For years, Tesla traded at a valuation that dwarfed traditional automakers. But the narrative is shifting. Revenue growth has slowed, and margins are tightening as Tesla continues aggressive price cuts. With higher interest rates making big-ticket purchases harder for consumers to justify, the company is facing a fundamental recalibration. Tesla is no longer a hyper-growth stock – it’s transitioning into something different. The market is still figuring out what that means.

Strengths, AI innovation, and long-term potential

Despite these headwinds, Tesla is far from being written off. It remains the world’s top-selling EV manufacturer, delivering 1.8 million vehicles in 2024. Its energy storage business is booming, and its war chest is strong, with over $36 billion in cash to weather the storm.

But here’s where things get interesting – Tesla isn’t just an EV company anymore. It’s increasingly positioning itself as an AI and robotics powerhouse. Full Self-Driving (FSD) technology, the Optimus humanoid robot, and AI-driven autonomy could open entirely new revenue streams. If Tesla executes on these innovations, it could rewrite its growth story.

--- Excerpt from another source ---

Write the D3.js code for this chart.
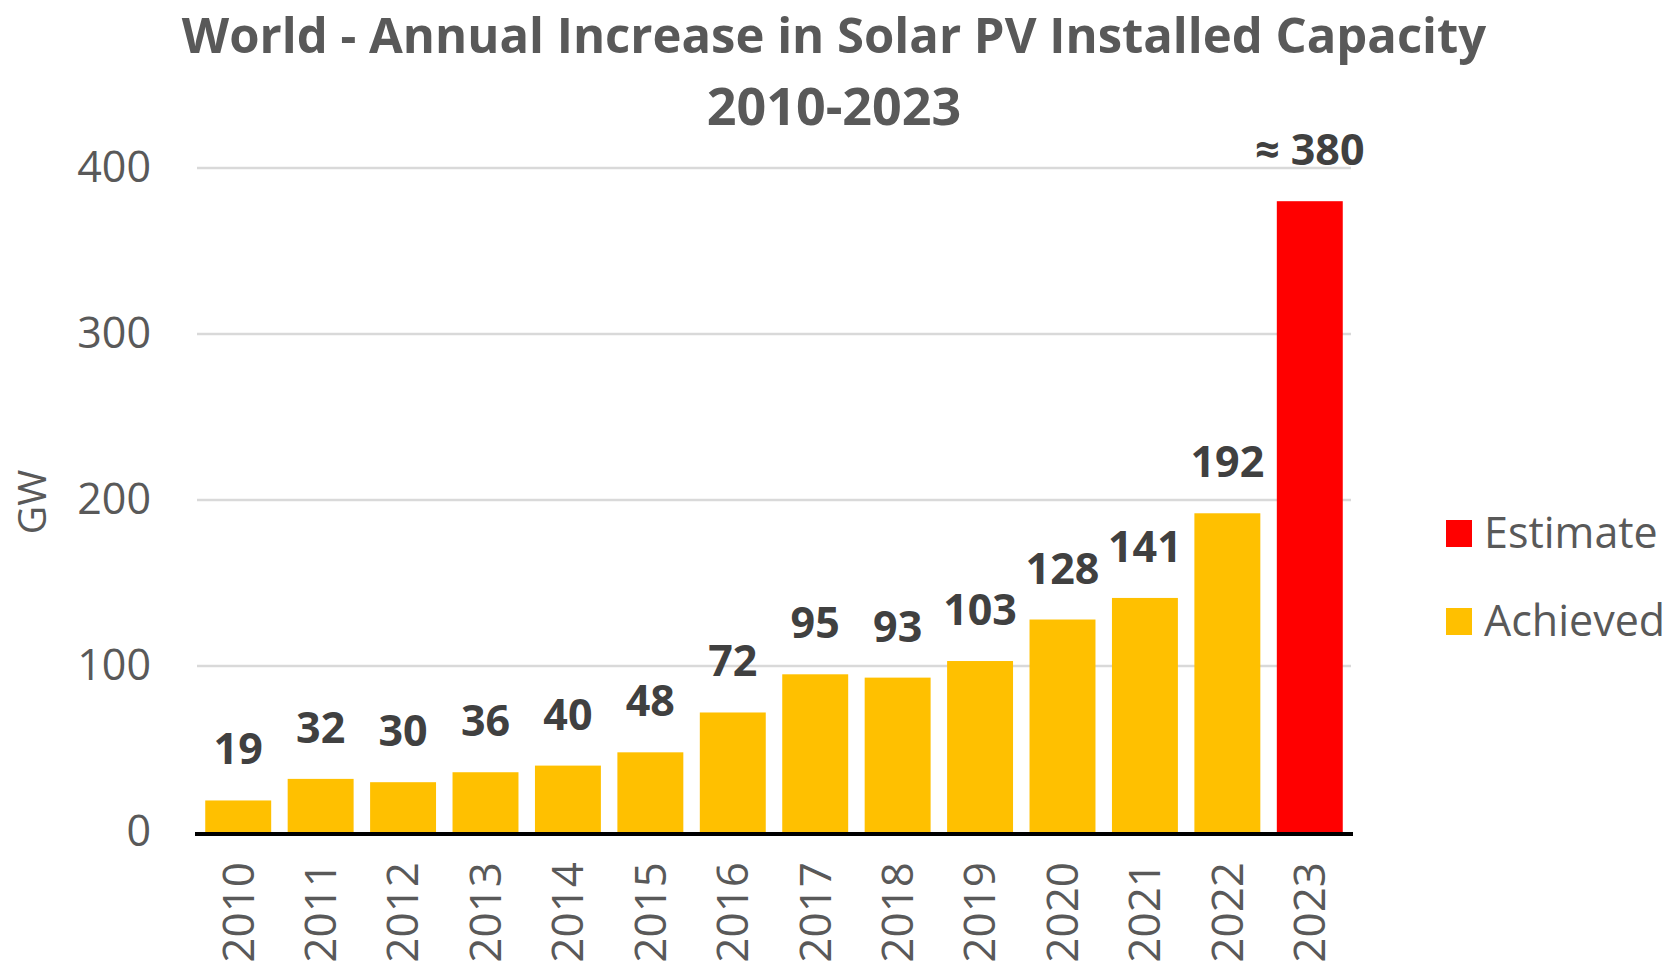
<!DOCTYPE html>
<html>
<head>
<meta charset="utf-8">
<script src="https://cdn.jsdelivr.net/npm/d3@7"></script>
<style>
  body { margin: 0; background: #fff; }
  svg { display: block; }
  text { font-family: "Open Sans", "Noto Sans", sans-serif; }
</style>
</head>
<body>
<div id="chart"></div>
<script>
// dados
const years = ["2010", "2011", "2012", "2013", "2014", "2015", "2016", "2017", "2018", "2019", "2020", "2021", "2022", "2023"];
const capacity = [19, 32, 30, 36, 40, 48, 72, 95, 93, 103, 128, 141, 192, 380];
const status = ["Achieved", "Achieved", "Achieved", "Achieved", "Achieved", "Achieved", "Achieved",
                "Achieved", "Achieved", "Achieved", "Achieved", "Achieved", "Achieved", "Estimate"];
const valueLabels = ["19", "32", "30", "36", "40", "48", "72", "95", "93", "103", "128", "141", "192", "≈ 380"];
const yTicks = [0, 100, 200, 300, 400];
const legendItems = ["Estimate", "Achieved"];
const titleLines = ["World - Annual Increase in Solar PV Installed Capacity", "2010-2023"];

const width = 1667, height = 963;
const colors = { Achieved: "#FFC000", Estimate: "#FF0000" };

const svg = d3.select("#chart").append("svg")
    .attr("width", width)
    .attr("height", height);

const x = d3.scaleBand()
    .domain(years)
    .range([197, 1351])
    .paddingInner(0.2)
    .paddingOuter(0.1);

const y = d3.scaleLinear()
    .domain([0, 400])
    .range([832, 168]);

// Título
svg.selectAll("text.title")
    .data(titleLines)
    .enter().append("text")
    .attr("class", "title")
    .attr("x", 834)
    .attr("y", (d, i) => 53 + i * 72)
    .attr("text-anchor", "middle")
    .attr("font-size", (d, i) => i === 0 ? 49 : 52)
    .attr("font-weight", "bold")
    .attr("fill", "#595959")
    .text(d => d);

// Grade horizontal
svg.selectAll("line.grid")
    .data(yTicks.filter(d => d > 0))
    .enter().append("line")
    .attr("class", "grid")
    .attr("x1", 197).attr("x2", 1351)
    .attr("y1", d => y(d)).attr("y2", d => y(d))
    .attr("stroke", "#D9D9D9")
    .attr("stroke-width", 2.5);

// Eixo Y (só os rótulos)
const yAxis = svg.append("g")
    .attr("transform", "translate(197,0)")
    .call(d3.axisLeft(y).tickValues(yTicks).tickSize(0).tickPadding(46));
yAxis.select(".domain").remove();
yAxis.selectAll("text")
    .attr("font-size", 43)
    .attr("font-family", "'Open Sans', sans-serif")
    .attr("fill", "#595959");

svg.append("text")
    .attr("transform", "translate(46,502) rotate(-90)")
    .attr("text-anchor", "middle")
    .attr("font-size", 39)
    .attr("fill", "#595959")
    .text("GW");

// Barras
svg.selectAll("rect.bar")
    .data(years)
    .enter().append("rect")
    .attr("class", "bar")
    .attr("x", d => x(d))
    .attr("width", x.bandwidth())
    .attr("y", (d, i) => y(capacity[i]))
    .attr("height", (d, i) => y(0) - y(capacity[i]))
    .attr("fill", (d, i) => colors[status[i]]);

// Rótulos de valor
svg.selectAll("text.value")
    .data(years)
    .enter().append("text")
    .attr("class", "value")
    .attr("x", d => x(d) + x.bandwidth() / 2)
    .attr("y", (d, i) => y(capacity[i]) - 36)
    .attr("text-anchor", "middle")
    .attr("font-size", 43)
    .attr("font-weight", "bold")
    .attr("fill", "#404040")
    .text((d, i) => valueLabels[i]);

// Eixo X
svg.append("line")
    .attr("x1", 195).attr("x2", 1353)
    .attr("y1", y(0) + 2).attr("y2", y(0) + 2)
    .attr("stroke", "#000")
    .attr("stroke-width", 4);

const xAxis = svg.append("g")
    .attr("transform", `translate(0,${y(0)})`)
    .call(d3.axisBottom(x).tickSize(0));
xAxis.select(".domain").remove();
xAxis.selectAll("text")
    .attr("transform", "rotate(-90)")
    .attr("x", -30)
    .attr("y", 0)
    .attr("dy", "0.35em")
    .attr("text-anchor", "end")
    .attr("font-size", 44)
    .attr("font-family", "'Open Sans', sans-serif")
    .attr("fill", "#595959");

// Legenda
const legend = svg.selectAll("g.legend")
    .data(legendItems)
    .enter().append("g")
    .attr("class", "legend")
    .attr("transform", (d, i) => `translate(1446,${520 + i * 88})`);

legend.append("rect")
    .attr("width", 26).attr("height", 27)
    .attr("fill", d => colors[d]);

legend.append("text")
    .attr("x", 38)
    .attr("y", 13)
    .attr("dy", "0.35em")
    .attr("font-size", 43)
    .attr("fill", "#595959")
    .text(d => d);
</script>
</body>
</html>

Tesla is clearly navigating a complex strategic landscape, while traditional automakers are focusing on more straightforward challenges. The critical question is whether Tesla's ambitious approach will lead to unparalleled success or overextension. And given Tesla’s high valuation, how much of this potential is already priced into the stock?

Buy the dip?

For investors, the key question is: Does Tesla still justify its premium valuation? Some view the recent drop as a rare opportunity to buy at a discount, while others argue it’s a sign of deeper trouble.

Here’s some things to watch:

  • Sales trends: If demand stabilizes, it could signal a bottom.
  • New product launches: The rumored affordable EV could expand Tesla’s customer base.
  • AI execution: If Tesla makes meaningful advancements in self-driving, it could unlock massive new revenue streams.
  • Competitive pressures: Traditional automakers and Chinese EV giants are closing the gap fast.

For now, patience might be the best strategy for investors. One thing is sure – Tesla remains a volatile stock, and while its long-term vision is compelling, the short-term outlook is murky.

The bottom line

Tesla’s stock decline reflects both company-specific challenges and broader market conditions. While it remains a leader in the EV industry, concerns over slowing sales, brand perception, and competitive pressures are forcing investors to rethink its valuation. For investors, the decision boils down to conviction: Do you still believe in Tesla’s long-term vision, or has the narrative shifted too much? One thing is certain: Tesla is no longer just an EV stock – it’s a battleground of hype, innovation, and shifting investor sentiment.